Originally it was blue, shades of gray, and black, colors I adopted from an organization doing a similar project to the packaging part of my thesis. For typeface I was using Trade Gothic, very cold and industrial with a contrasting Scriptina reflecting event-type fonts. My illustrations were made of patterns and very scrapbook-like, still in solemn colors and now in typeface Officina Sans. By the time of my thesis proposal, I had introduced a more lively color palette similar to the one I have now and added a script typeface CF Jaques Carter. In GR810, I began to focus more on my audience at the time, the foster children, and illustrated whimsical characters for the brand.

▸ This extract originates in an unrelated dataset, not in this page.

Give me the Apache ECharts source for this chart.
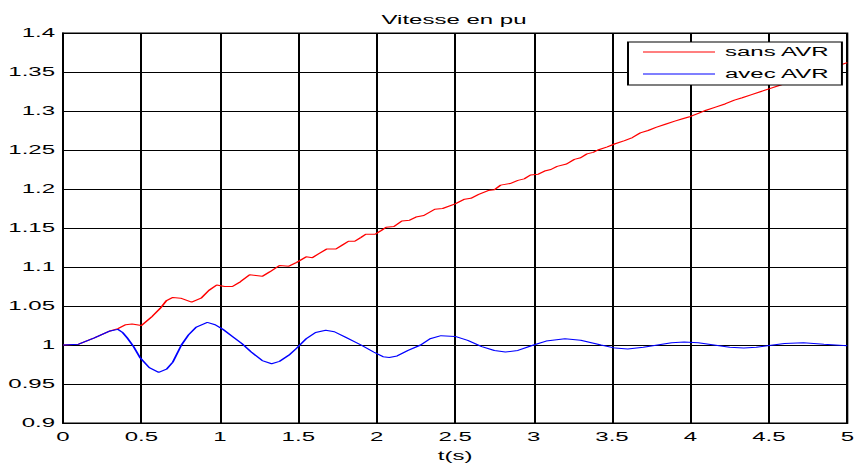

At midpoint, I realized I was addressing the wrong audience and shifted my focus on the foster parents who would be the primarily recorders of the children's memories. After much back-and-forth, I solidified my colors, which all stayed the same minus the removal of cornflower blue. My visual system changed from illustration to photography; I decided on navy blue base with a possible overtone color from my color palette. The final typeface is Filson Soft for all typography, addressing both audiences at once. It was a long journey but I'm satisfied with the end result. I've learned that even the most cemented elements of a brand can easily be shifted during user tested, especially when you have the wrong audience. At first I was designing for foster kids but with a mature visual language, then I was designing for adults with a juvenile identity brand, and finally balanced out a visual system that addressed both of my audiences.
Before submitting my final website I decided to have m sister proofread . I was amazed of how may spelling errors and visual discrepancy. I corrected 95% of my screens and updated accordingly on inVision. I also had her proofreading the journal book in its entirety and corrected the mistakes that she found.